Although some officials recognized they might be criticized for the massive evacuation efforts, they still insisted they’re glad they played it safe. “I would not do a thing differently,” Nagin said. “I’d probably call Gustav, instead of the mother of all storms, maybe the mother-in-law or the ugly sister of all storms.” Despite Nagin’s confidence that he did everything right, the NYT points out that New Orleans residents might not be as quick to listen to his advice in the future.

McCain’s aides insist the Republican nominee was well aware of Bristol Palin’s pregnancy before he picked her mother as his running mate. McCain campaign officials said Palin decided to make the announcement now in order to rebut Internet rumors that suggested Bristol is actually the biological mother of the governor’s 4-month-old baby. Barack Obama was quick to call the topic off-limits and urged reporters to stay away from family issues, a sentiment that was echoed by McCain’s camp, which said the media would face a backlash if they tried to politicize the issue. Still, the news spread like wildfire at a critical time when voters are still getting to know Palin and raised concerns among Republicans that McCain’s relatively unknown choice could still have a few surprises under her belt.

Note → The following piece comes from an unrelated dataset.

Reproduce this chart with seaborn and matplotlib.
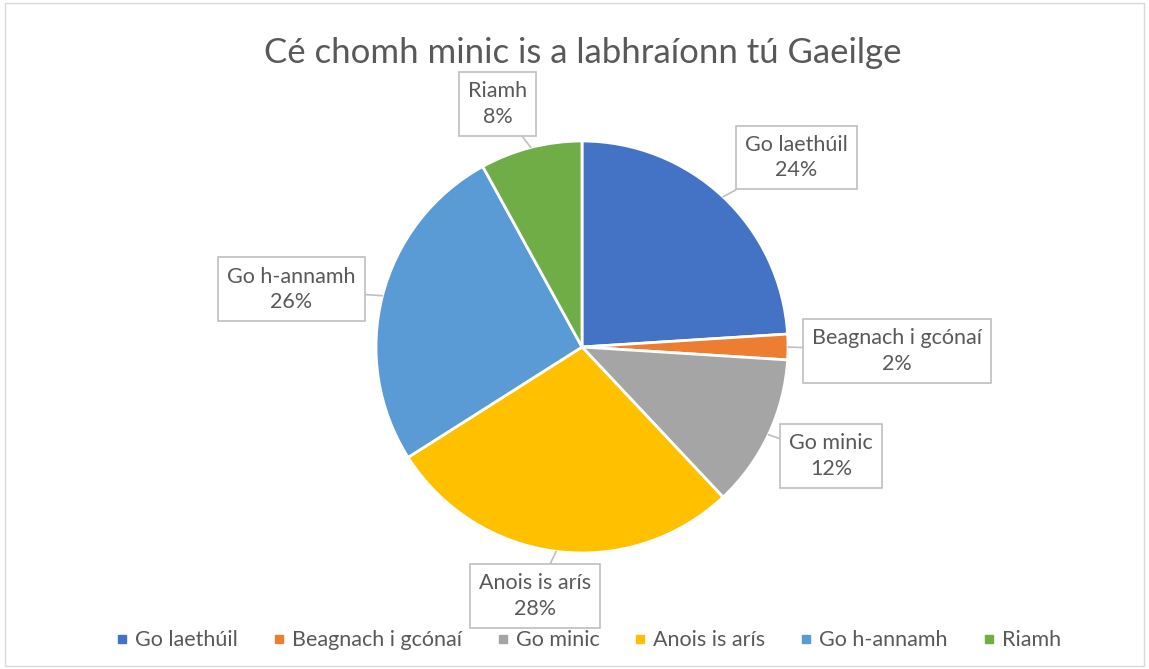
import numpy as np
import matplotlib
matplotlib.use('Agg')
import matplotlib.pyplot as plt
from matplotlib.lines import Line2D
from matplotlib.patches import Rectangle
import seaborn as sns

# chart data
categories = ['Go laethúil', 'Beagnach i gcónaí', 'Go minic',
              'Anois is arís', 'Go h-annamh', 'Riamh']
percents = [24, 2, 12, 28, 26, 8]
title = 'Cé chomh minic is a labhraíonn tú Gaeilge'

# layout: label box centres in pie-radius units (Excel best-fit spots)
label_pos = [(1.04, 0.92), (1.53, -0.02), (1.21, -0.53),
             (-0.23, -1.21), (-1.41, 0.28), (-0.41, 1.18)]

sns.set_theme(style='white')
colors = sns.color_palette(['#4472C4', '#ED7D31', '#A5A5A5',
                            '#FFC000', '#5B9BD5', '#70AD47'])
plt.rcParams['font.family'] = ['Lato', 'DejaVu Sans']
txt_col = '#595959'

fig = plt.figure(figsize=(11.49, 6.69), dpi=100)
fig.patch.set_facecolor('white')
fig.patches.append(Rectangle((0.004, 0.004), 0.992, 0.992, transform=fig.transFigure,
                             fill=False, ec='#d9d9d9', lw=1))

R = 206
ax = fig.add_axes([(582 - R) / 1149, (322 - R) / 669, 2 * R / 1149, 2 * R / 669])
wedges, _ = ax.pie(percents, colors=colors, startangle=90, counterclock=False,
                   radius=1, wedgeprops=dict(edgecolor='white', linewidth=2))
ax.set_xlim(-1, 1)
ax.set_ylim(-1, 1)
ax.set_aspect('equal')
ax.axis('off')

for w, name, p, pos in zip(wedges, categories, percents, label_pos):
    mid = np.deg2rad((w.theta1 + w.theta2) / 2)
    anchor = (np.cos(mid), np.sin(mid))
    ax.annotate(f'{name}\n{p}%', xy=anchor, xytext=pos, ha='center', va='center',
                fontsize=15.5, color=txt_col, linespacing=1.35, annotation_clip=False,
                bbox=dict(boxstyle='square,pad=0.42', fc='white', ec='#bfbfbf', lw=1.2),
                arrowprops=dict(arrowstyle='-', color='#bfbfbf', lw=1.2,
                                shrinkA=0, shrinkB=0))

fig.text(0.507, 0.921, title, ha='center', va='center', fontsize=25, color=txt_col)

handles = [Line2D([], [], marker='s', ls='', color=c, markersize=6) for c in colors]
fig.legend(handles, categories, loc='center', bbox_to_anchor=(0.512, 0.043), ncol=6,
           frameon=False, fontsize=15.5, labelcolor=txt_col, handlelength=0.6,
           handletextpad=0.3, columnspacing=1.6)

fig.savefig('out.png', dpi=100)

The NYT and LAT both have Page One pieces that question just how thoroughly McCain’s campaign looked into Palin’s background. All signs point to one answer: not very thoroughly at all. The NYT says the team that was sent to Alaska to look into Palin’s background didn’t arrive until the day before McCain was scheduled to make the announcement. The NYT says that it’s becoming “increasingly apparent” that Palin was actually picked surprisingly close to the last minute. Until the middle of last week, McCain was still hoping for Sen. Joseph Lieberman, or, at the very least, former Gov. Tom Ridge. But the campaign changed track after it became clear that conservatives would have been outraged if McCain would have picked a running mate who favors abortion rights. “This was really kind of rushed at the end, because John didn’t get what he wanted,” one of the NYT’s sources said.

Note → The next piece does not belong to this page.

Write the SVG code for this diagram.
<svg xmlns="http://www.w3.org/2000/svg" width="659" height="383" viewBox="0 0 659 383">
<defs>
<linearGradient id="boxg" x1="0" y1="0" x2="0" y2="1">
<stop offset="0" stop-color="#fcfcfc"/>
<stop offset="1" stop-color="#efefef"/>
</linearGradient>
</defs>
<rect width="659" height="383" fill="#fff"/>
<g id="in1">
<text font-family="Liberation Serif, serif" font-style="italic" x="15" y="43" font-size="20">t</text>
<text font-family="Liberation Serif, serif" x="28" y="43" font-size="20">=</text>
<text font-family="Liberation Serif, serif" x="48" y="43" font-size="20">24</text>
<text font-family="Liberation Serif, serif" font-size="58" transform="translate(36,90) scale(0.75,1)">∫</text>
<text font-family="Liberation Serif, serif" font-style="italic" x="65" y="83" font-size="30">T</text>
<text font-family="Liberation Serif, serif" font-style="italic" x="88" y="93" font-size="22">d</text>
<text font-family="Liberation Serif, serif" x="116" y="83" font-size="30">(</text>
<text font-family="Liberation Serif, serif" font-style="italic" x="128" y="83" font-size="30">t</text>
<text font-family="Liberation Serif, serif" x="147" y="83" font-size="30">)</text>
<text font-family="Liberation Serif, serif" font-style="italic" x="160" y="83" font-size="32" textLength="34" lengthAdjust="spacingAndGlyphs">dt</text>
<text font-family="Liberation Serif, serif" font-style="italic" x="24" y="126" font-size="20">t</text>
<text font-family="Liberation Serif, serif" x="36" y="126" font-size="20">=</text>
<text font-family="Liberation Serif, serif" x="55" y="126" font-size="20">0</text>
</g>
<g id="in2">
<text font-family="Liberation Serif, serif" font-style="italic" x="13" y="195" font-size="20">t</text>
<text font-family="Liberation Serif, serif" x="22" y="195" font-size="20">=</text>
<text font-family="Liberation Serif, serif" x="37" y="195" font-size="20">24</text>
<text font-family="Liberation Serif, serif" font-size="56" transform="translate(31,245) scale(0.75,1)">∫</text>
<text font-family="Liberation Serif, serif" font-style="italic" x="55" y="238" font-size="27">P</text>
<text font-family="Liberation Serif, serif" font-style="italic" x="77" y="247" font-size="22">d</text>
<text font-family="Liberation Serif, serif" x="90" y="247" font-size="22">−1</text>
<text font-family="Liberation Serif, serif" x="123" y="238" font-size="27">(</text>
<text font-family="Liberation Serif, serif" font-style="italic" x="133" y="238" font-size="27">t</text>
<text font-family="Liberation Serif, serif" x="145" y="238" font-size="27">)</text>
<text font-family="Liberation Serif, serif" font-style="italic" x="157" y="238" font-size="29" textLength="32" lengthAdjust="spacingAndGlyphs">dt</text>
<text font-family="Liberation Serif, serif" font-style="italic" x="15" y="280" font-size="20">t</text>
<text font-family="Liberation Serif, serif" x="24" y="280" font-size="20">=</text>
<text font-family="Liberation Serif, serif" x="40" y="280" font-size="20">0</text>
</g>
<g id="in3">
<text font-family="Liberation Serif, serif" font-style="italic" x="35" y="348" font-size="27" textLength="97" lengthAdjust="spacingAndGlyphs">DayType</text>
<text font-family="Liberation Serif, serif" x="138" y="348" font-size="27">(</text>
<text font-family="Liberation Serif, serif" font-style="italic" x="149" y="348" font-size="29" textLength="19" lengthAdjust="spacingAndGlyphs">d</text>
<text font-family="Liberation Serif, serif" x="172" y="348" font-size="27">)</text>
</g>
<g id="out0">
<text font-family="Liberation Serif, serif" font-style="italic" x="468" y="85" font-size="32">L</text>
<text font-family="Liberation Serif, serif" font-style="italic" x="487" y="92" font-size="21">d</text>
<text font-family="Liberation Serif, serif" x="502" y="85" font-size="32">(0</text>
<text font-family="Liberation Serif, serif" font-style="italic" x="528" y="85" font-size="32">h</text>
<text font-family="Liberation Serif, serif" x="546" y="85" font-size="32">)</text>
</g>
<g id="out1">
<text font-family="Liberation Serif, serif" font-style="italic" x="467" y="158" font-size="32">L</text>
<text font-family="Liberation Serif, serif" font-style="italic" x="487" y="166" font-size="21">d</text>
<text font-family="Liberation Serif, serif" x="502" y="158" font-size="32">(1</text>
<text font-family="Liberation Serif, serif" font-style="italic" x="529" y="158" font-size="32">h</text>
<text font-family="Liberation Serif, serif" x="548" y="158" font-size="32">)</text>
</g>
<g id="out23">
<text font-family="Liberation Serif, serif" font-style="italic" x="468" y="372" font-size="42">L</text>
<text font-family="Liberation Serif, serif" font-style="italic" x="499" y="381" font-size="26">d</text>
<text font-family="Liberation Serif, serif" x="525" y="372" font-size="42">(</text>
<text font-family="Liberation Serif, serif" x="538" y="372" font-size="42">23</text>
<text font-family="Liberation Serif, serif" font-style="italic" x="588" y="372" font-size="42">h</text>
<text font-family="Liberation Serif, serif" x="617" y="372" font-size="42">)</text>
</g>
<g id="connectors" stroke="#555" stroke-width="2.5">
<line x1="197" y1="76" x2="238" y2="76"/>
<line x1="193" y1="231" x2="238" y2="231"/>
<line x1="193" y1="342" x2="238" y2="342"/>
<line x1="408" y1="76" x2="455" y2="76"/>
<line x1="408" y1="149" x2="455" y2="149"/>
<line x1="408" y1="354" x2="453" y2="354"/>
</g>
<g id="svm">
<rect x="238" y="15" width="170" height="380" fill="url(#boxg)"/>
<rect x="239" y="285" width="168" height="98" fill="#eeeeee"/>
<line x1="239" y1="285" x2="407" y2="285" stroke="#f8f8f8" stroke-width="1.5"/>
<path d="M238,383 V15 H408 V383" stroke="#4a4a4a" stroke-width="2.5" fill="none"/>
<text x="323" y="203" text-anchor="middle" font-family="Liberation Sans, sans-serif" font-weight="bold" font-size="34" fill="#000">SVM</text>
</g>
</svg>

The LAT talks to one Republican who says McCain’s staff “vetted her through Google and clipping services.” That sounds like an exaggeration but the NYT talks to state leaders and local officials in Alaska who say none of them were called by McCain’s campaign during the vetting process. This was at least partly because of a desire to keep the selection secret until the last minute, but some now think McCain could come to regret this focus on secrecy, which may have come at the expense of more thorough vetting.

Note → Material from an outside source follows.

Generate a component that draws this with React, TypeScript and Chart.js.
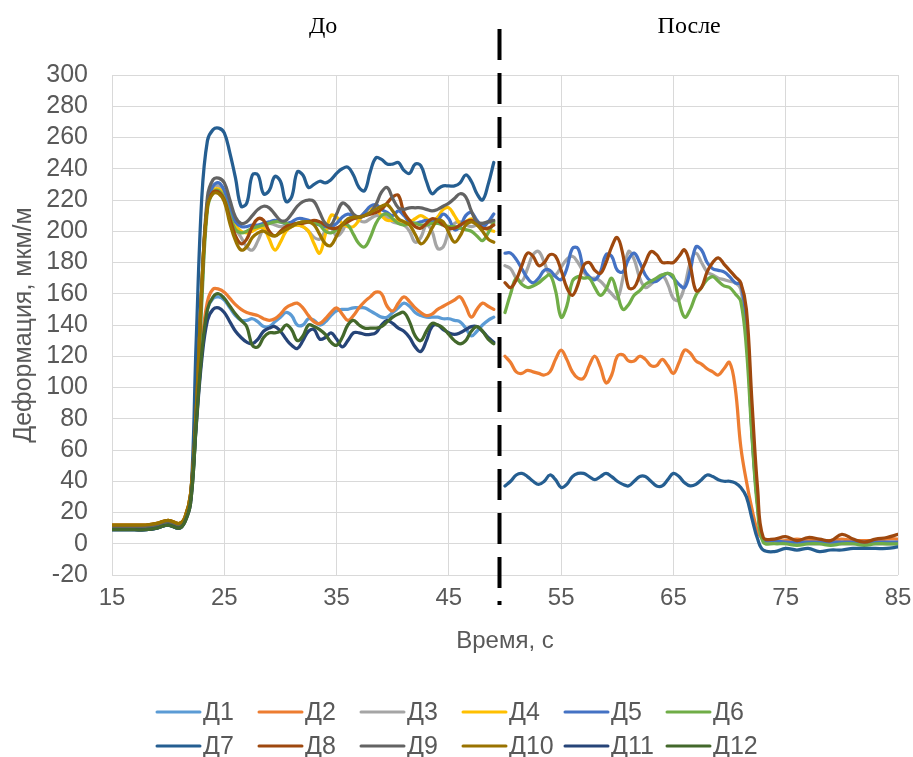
import React, { useEffect, useRef } from "react";
import { Chart, registerables } from "chart.js";

Chart.register(...registerables);

const FONT = "'Liberation Sans', Arial, sans-serif";
const SERIF = "'Liberation Serif', 'Times New Roman', serif";
const AXIS_TEXT = "#595959";
const GRID = "#d9d9d9";

// time, s
const TIME_BEFORE = [
  15, 16, 17, 18, 19, 20, 21,
  21.5, 22, 22.5, 23, 23.5, 24, 24.5, 25, 25.5, 26,
  26.5, 27, 27.5, 28, 28.5, 29, 29.5, 30, 30.5, 31,
  31.5, 32, 32.5, 33, 33.5, 34, 34.5, 35, 35.5, 36,
  36.5, 37, 37.5, 38, 38.5, 39, 39.5, 40, 40.5, 41,
  41.5, 42, 42.5, 43, 43.5, 44, 44.5, 45, 45.5, 46,
  46.5, 47, 47.5, 48, 48.5, 49,
];
const TIME_AFTER = [
  50, 50.5, 51, 51.5, 52, 52.5, 53, 53.5, 54, 54.5,
  55, 55.5, 56, 56.5, 57, 57.5, 58, 58.5, 59, 59.5,
  60, 60.5, 61, 61.5, 62, 62.5, 63, 63.5, 64, 64.5,
  65, 65.5, 66, 66.5, 67, 67.5, 68, 68.5, 69, 69.5,
  70, 70.5, 71, 71.5, 72, 72.5, 73,
  74, 75, 76, 77, 78, 79, 80, 81, 82, 83, 84, 85,
];
const DIVIDER_TIME = 49.5;
const X_TICKS = [15, 25, 35, 45, 55, 65, 75, 85];

const SENSOR_NAMES = ["Д1", "Д2", "Д3", "Д4", "Д5", "Д6", "Д7", "Д8", "Д9", "Д10", "Д11", "Д12"];
const SENSOR_COLORS = [
  "#5B9BD5", "#ED7D31", "#A5A5A5", "#FFC000", "#4472C4", "#70AD47",
  "#255E91", "#9E480E", "#636363", "#997300", "#264478", "#43682B",
];
const PERIOD_LABELS = ["До", "После"];

// deformation, µm/m — before
const D1_BEFORE = [9, 9, 9, 9, 10, 12, 10,
  15, 28, 78, 122, 150, 157, 158, 156, 151, 146,
  143, 143, 144, 142, 139, 139, 142, 145, 148, 146,
  140, 140, 144, 143, 140, 142, 146, 149, 150, 150,
  151, 151, 151, 149, 147, 145, 145, 148, 151, 154,
  152, 148, 146, 145, 145, 145, 144, 144, 143, 142,
  138, 133, 136, 140, 143, 145];
const D2_BEFORE = [10, 10, 10, 10, 11, 13, 11,
  15, 28, 80, 128, 155, 163, 163, 161, 157, 153,
  150, 148, 147, 146, 144, 143, 144, 147, 151, 153,
  154, 151, 146, 142, 141, 144, 148, 151, 147, 143,
  146, 151, 155, 158, 161, 160, 152, 149, 154, 158,
  155, 151, 148, 146, 147, 150, 152, 154, 156, 158,
  152, 145, 150, 154, 152, 150];
const D3_BEFORE = [11, 11, 11, 11, 12, 14, 12,
  16, 30, 80, 160, 218, 228, 229, 224, 212, 202,
  196, 190, 188, 194, 202, 205, 204, 203, 204, 205,
  204, 203, 200, 196, 195, 200, 202, 197, 200, 207,
  209, 207, 206, 208, 210, 210, 209, 206, 205, 204,
  200, 193, 196, 204, 200, 189, 190, 200, 205, 206,
  204, 203, 204, 205, 206, 205];
const D4_BEFORE = [12, 12, 12, 12, 13, 15, 13,
  17, 32, 85, 165, 218, 226, 227, 223, 213, 204,
  200, 199, 200, 202, 202, 195, 188, 193, 200, 203,
  204, 203, 200, 192, 186, 198, 210, 209, 205, 203,
  203, 207, 212, 215, 214, 210, 207, 207, 207, 206,
  206, 208, 210, 208, 206, 209, 214, 215, 210, 205,
  206, 208, 206, 203, 201, 200];
const D5_BEFORE = [11, 11, 11, 11, 12, 14, 12,
  16, 30, 80, 160, 218, 229, 231, 226, 214, 206,
  203, 203, 204, 204, 205, 206, 207, 206, 205, 206,
  208, 208, 207, 205, 204, 203, 203, 205, 209, 211,
  210, 209, 212, 216, 217, 214, 212, 210, 213, 210,
  206, 205, 206, 207, 206, 207, 211, 208, 201, 203,
  210, 212, 207, 203, 206, 211];
const D6_BEFORE = [10, 10, 10, 10, 11, 13, 11,
  15, 28, 78, 155, 214, 225, 226, 221, 210, 201,
  199, 200, 202, 203, 204, 205, 206, 206, 205, 204,
  205, 206, 206, 206, 204, 200, 199, 201, 204, 204,
  198, 192, 190, 196, 205, 210, 211, 208, 205, 204,
  205, 205, 204, 204, 205, 205, 204, 203, 203, 202,
  201, 200, 197, 194, 199, 206];
const D7_BEFORE = [9, 9, 9, 9, 10, 12, 10,
  15, 28, 130, 222, 258, 265, 266, 263, 250, 234,
  216, 218, 236, 236, 224, 226, 235, 232, 219, 222,
  238, 236, 228, 230, 232, 231, 233, 237, 240, 241,
  236, 228, 226, 238, 247, 246, 243, 243, 244, 239,
  237, 243, 242, 232, 224, 227, 229, 229, 229, 231,
  236, 232, 224, 220, 230, 244];
const D8_BEFORE = [12, 12, 12, 12, 13, 15, 13,
  17, 32, 85, 165, 217, 225, 225, 220, 208, 197,
  192, 195, 203, 208, 207, 200, 197, 200, 203, 204,
  205, 205, 206, 207, 206, 204, 202, 202, 204, 206,
  208, 209, 210, 211, 212, 214, 218, 222, 223, 212,
  207, 203, 202, 205, 208, 207, 204, 202, 202, 204,
  206, 207, 205, 202, 202, 204];
const D9_BEFORE = [11, 11, 11, 11, 12, 14, 12,
  16, 30, 85, 165, 222, 233, 234, 231, 220, 209,
  205, 206, 210, 214, 216, 215, 211, 207, 207, 211,
  216, 219, 220, 219, 212, 205, 204, 211, 218, 216,
  211, 209, 210, 212, 217, 225, 228, 221, 215, 214,
  215, 215, 215, 214, 213, 214, 216, 218, 221, 224,
  222, 213, 206, 205, 206, 207];
const D10_BEFORE = [12, 12, 12, 12, 13, 15, 13,
  17, 32, 85, 165, 216, 224, 224, 219, 205, 194,
  188, 190, 196, 199, 200, 198, 197, 199, 201, 203,
  205, 206, 206, 204, 198, 192, 191, 197, 204, 208,
  209, 209, 210, 212, 214, 216, 217, 213, 208, 206,
  204, 198, 192, 195, 202, 207, 206, 199, 193, 197,
  204, 206, 204, 200, 195, 193];
const D11_BEFORE = [9, 9, 9, 9, 10, 12, 10,
  14, 26, 75, 118, 143, 150, 151, 148, 142, 136,
  132, 129, 128, 131, 136, 138, 139, 136, 131, 127,
  125, 130, 136, 137, 131, 132, 135, 131, 126, 130,
  135, 135, 134, 134, 135, 140, 143, 141, 138, 136,
  132, 126, 123, 130, 139, 140, 137, 135, 134, 135,
  137, 139, 139, 136, 132, 129];
const D12_BEFORE = [9, 9, 9, 9, 10, 12, 10,
  14, 26, 76, 122, 150, 158, 160, 157, 152, 147,
  143, 139, 127, 126, 132, 135, 135, 136, 140, 137,
  130, 133, 140, 139, 137, 134, 129, 127, 132, 140,
  143, 140, 138, 138, 138, 139, 142, 145, 147, 148,
  142, 133, 130, 136, 141, 140, 138, 134, 130, 128,
  130, 136, 139, 136, 131, 128];

// deformation, µm/m — after
const D2_AFTER = [120, 116, 110, 109, 111, 110, 109, 108, 110, 118,
  124, 118, 110, 106, 106, 114, 120, 113, 103, 108,
  120, 121, 117, 117, 120, 118, 114, 114, 118, 114,
  109, 116, 124, 122, 117, 115, 112, 110, 108, 112,
  116, 100, 62, 40, 22, 8, 3,
  2, 2, 3, 2, 2, 2, 3, 2, 2, 2, 3, 3];
const D3_AFTER = [178, 176, 170, 168, 176, 185, 187, 180, 172, 172,
  177, 182, 184, 180, 174, 170, 170, 168, 164, 160,
  157, 170, 187, 182, 170, 164, 166, 170, 172, 166,
  157, 156, 165, 180, 186, 180, 174, 172, 170, 169,
  168, 167, 163, 132, 72, 25, 2,
  1, 0, 0, 0, 0, 0, 0, 0, 0, 0, 0, 0];
const D5_AFTER = [186, 186, 182, 176, 170, 167, 170, 175, 175, 171,
  169, 176, 189, 189, 176, 171, 169, 174, 185, 184,
  175, 174, 182, 186, 180, 172, 168, 168, 171, 173,
  170, 166, 164, 175, 190, 188, 180, 176, 175, 174,
  171, 167, 166, 140, 70, 25, 3,
  2, 1, 1, 1, 1, 1, 1, 1, 1, 1, 1, 1];
const D6_AFTER = [148, 160, 170, 166, 164, 165, 167, 170, 172, 162,
  145, 152, 168, 171, 170, 170, 164, 159, 163, 170,
  160, 150, 153, 159, 162, 166, 168, 170, 172, 173,
  171, 155, 145, 150, 159, 164, 169, 171, 168, 165,
  164, 160, 155, 125, 68, 22, 1,
  0, 0, -1, 0, 0, -1, 0, 0, -1, 0, 0, 0];
const D7_AFTER = [37, 40, 44, 45, 43, 40, 38, 40, 44, 41,
  36, 38, 43, 45, 45, 43, 41, 43, 45, 43,
  40, 38, 37, 40, 43, 43, 40, 37, 37, 41,
  45, 43, 39, 37, 38, 41, 44, 43, 41, 40,
  40, 39, 36, 30, 16, 3, -4,
  -5, -3, -4, -3, -5, -4, -4, -3, -3, -3, -3, -2];
const D8_AFTER = [167, 164, 169, 178, 186, 184, 178, 180, 185, 184,
  175, 164, 159, 166, 178, 180, 175, 173, 180, 190,
  196, 185, 164, 164, 172, 180, 187, 185, 180, 180,
  180, 184, 188, 178, 162, 164, 174, 180, 183, 179,
  175, 171, 167, 150, 90, 35, 4,
  3, 4.5, 2, 4, 3, 2, 6, 3, 1, 3, 4, 6];

const BEFORE = [D1_BEFORE, D2_BEFORE, D3_BEFORE, D4_BEFORE, D5_BEFORE, D6_BEFORE,
  D7_BEFORE, D8_BEFORE, D9_BEFORE, D10_BEFORE, D11_BEFORE, D12_BEFORE];
const AFTER: (number[] | null)[] = [null, D2_AFTER, D3_AFTER, null, D5_AFTER, D6_AFTER,
  D7_AFTER, D8_AFTER, null, null, null, null];

function buildPoints(i: number) {
  const pts: { x: number; y: number | null }[] = TIME_BEFORE.map((t, k) => ({ x: t, y: BEFORE[i][k] }));
  pts.push({ x: DIVIDER_TIME, y: null });
  const after = AFTER[i];
  if (after) TIME_AFTER.forEach((t, k) => pts.push({ x: t, y: after[k] }));
  return pts;
}

const overlayPlugin = {
  id: "overlay",
  afterDraw(chart: any) {
    const ctx = chart.ctx as CanvasRenderingContext2D;
    const xs = chart.scales.x;
    const area = chart.chartArea;
    ctx.save();

    // dashed divider between periods
    const dx = Math.round(xs.getPixelForValue(DIVIDER_TIME)) + 0.5;
    ctx.strokeStyle = "#000";
    ctx.lineWidth = 4;
    ctx.setLineDash([31, 13]);
    ctx.beginPath();
    ctx.moveTo(dx, area.top - 46);
    ctx.lineTo(dx, area.bottom + 30);
    ctx.stroke();
    ctx.setLineDash([]);

    // period labels
    ctx.fillStyle = "#000";
    ctx.font = `24px ${SERIF}`;
    ctx.textAlign = "center";
    ctx.textBaseline = "alphabetic";
    ctx.fillText(PERIOD_LABELS[0], xs.getPixelForValue(33.8), area.top - 42);
    ctx.fillText(PERIOD_LABELS[1], xs.getPixelForValue(66.4), area.top - 42);

    // legend (6 columns x 2 rows)
    const colW = 102;
    const x0 = 157;
    const rowY = [712, 746];
    ctx.font = `25px ${FONT}`;
    ctx.textAlign = "left";
    ctx.textBaseline = "middle";
    chart.data.datasets.forEach((ds: any, i: number) => {
      const col = i % 6;
      const row = Math.floor(i / 6);
      const lx = x0 + col * colW;
      const y = rowY[row];
      ctx.strokeStyle = ds.borderColor;
      ctx.lineWidth = 3;
      ctx.lineCap = "round";
      ctx.beginPath();
      ctx.moveTo(lx, y);
      ctx.lineTo(lx + 43, y);
      ctx.stroke();
      ctx.fillStyle = AXIS_TEXT;
      ctx.fillText(ds.label, lx + 46, y + 1);
    });
    ctx.restore();
  },
};

export default function App() {
  const ref = useRef<HTMLCanvasElement | null>(null);

  useEffect(() => {
    document.body.style.margin = "0";
    const canvas = ref.current;
    if (!canvas) return;
    const chart = new Chart(canvas, {
      type: "line",
      data: {
        datasets: SENSOR_NAMES.map((name, i) => ({
          label: name,
          data: buildPoints(i),
          borderColor: SENSOR_COLORS[i],
          backgroundColor: SENSOR_COLORS[i],
          borderWidth: 3.25,
          pointRadius: 0,
          tension: 0.4,
          fill: false,
          spanGaps: false,
          borderCapStyle: "round",
          borderJoinStyle: "round",
          order: SENSOR_NAMES.length - i,
        })),
      },
      options: {
        responsive: false,
        animation: false,
        events: [],
        layout: { padding: { left: 6, right: 15, top: 75, bottom: 97 } },
        plugins: {
          legend: { display: false },
          tooltip: { enabled: false },
          title: { display: false },
        },
        scales: {
          x: {
            type: "linear",
            min: 15,
            max: 85,
            afterBuildTicks: (s: any) => {
              s.ticks = X_TICKS.map((v) => ({ value: v }));
            },
            afterFit: (s: any) => {
              s.height = 85;
              s.paddingLeft = 0;
              s.paddingRight = 0;
            },
            grid: { color: GRID, lineWidth: 1, drawTicks: false },
            border: { display: false },
            ticks: {
              color: AXIS_TEXT,
              font: { size: 24, family: FONT },
              padding: 9,
              maxRotation: 0,
              autoSkip: false,
            },
            title: {
              display: true,
              text: "Время, с",
              color: AXIS_TEXT,
              font: { size: 24, family: FONT },
              padding: { top: 4, bottom: 4 },
            },
          },
          y: {
            type: "linear",
            min: -20,
            max: 300,
            afterFit: (s: any) => {
              s.width = 106;
            },
            grid: { color: GRID, lineWidth: 1, drawTicks: false },
            border: { display: false },
            ticks: {
              stepSize: 20,
              autoSkip: false,
              color: AXIS_TEXT,
              font: { size: 25, family: FONT },
              padding: 24,
            },
            title: {
              display: true,
              text: "Деформация, мкм/м",
              color: AXIS_TEXT,
              font: { size: 25, family: FONT },
              padding: { top: 3, bottom: 4 },
            },
          },
        },
      } as any,
      plugins: [overlayPlugin],
    });
    return () => chart.destroy();
  }, []);

  return (
    <div style={{ width: 913, height: 757 }}>
      <canvas ref={ref} width={913} height={757} style={{ display: "block" }} />
    </div>
  );
}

In other revelations about Palin, the Post fronts a look at how Palin was a big fan of federal earmarks despite her claim to be a crusader against wasteful spending. While Palin was a mayor of a small town with less than 7,000 residents, she employed a lobbyist and managed to secure almost $27 million in earmarks during her last four years in office.

The NYT fronts, and the WP goes inside with, a look at how this new revelation has made it more difficult to figure out whether women will find Palin’s story appealing or off-putting. The NYT declares it to be “Mommy Wars: Special Campaign Edition,” with a special twist because “the battle lines are drawn inside out.” Social conservatives are heaping praise on Palin for raising a big family and continuing to work, while others say she’s taking on too much and can’t possibly do everything well. Anecdotally, some women are particularly critical of Palin’s decision to go back to work almost immediately after giving birth and for seeking the vice presidency knowing it would thrust her teenage daughter into the limelight. “You can juggle a BlackBerry and a breast pump in a lot of jobs, but not in the vice presidency,” a mother of two said.

The WP’s Ruth Marcus says that Bristol Palin should serve as a useful reminder that “talking about abstinence turns out to be easier than abstaining.”

Now that Bristol Palin is getting ready to tie the knot, she’d better hope that her husband-to-be lacks a particular gene variant, because men that do are more likely to be faithful and committed to their wives. According to the WP, the discovery announced by researchers yesterday amounts to the “first time that scientist have shown a direct link between a man’s genes and his aptitude for monogamy.”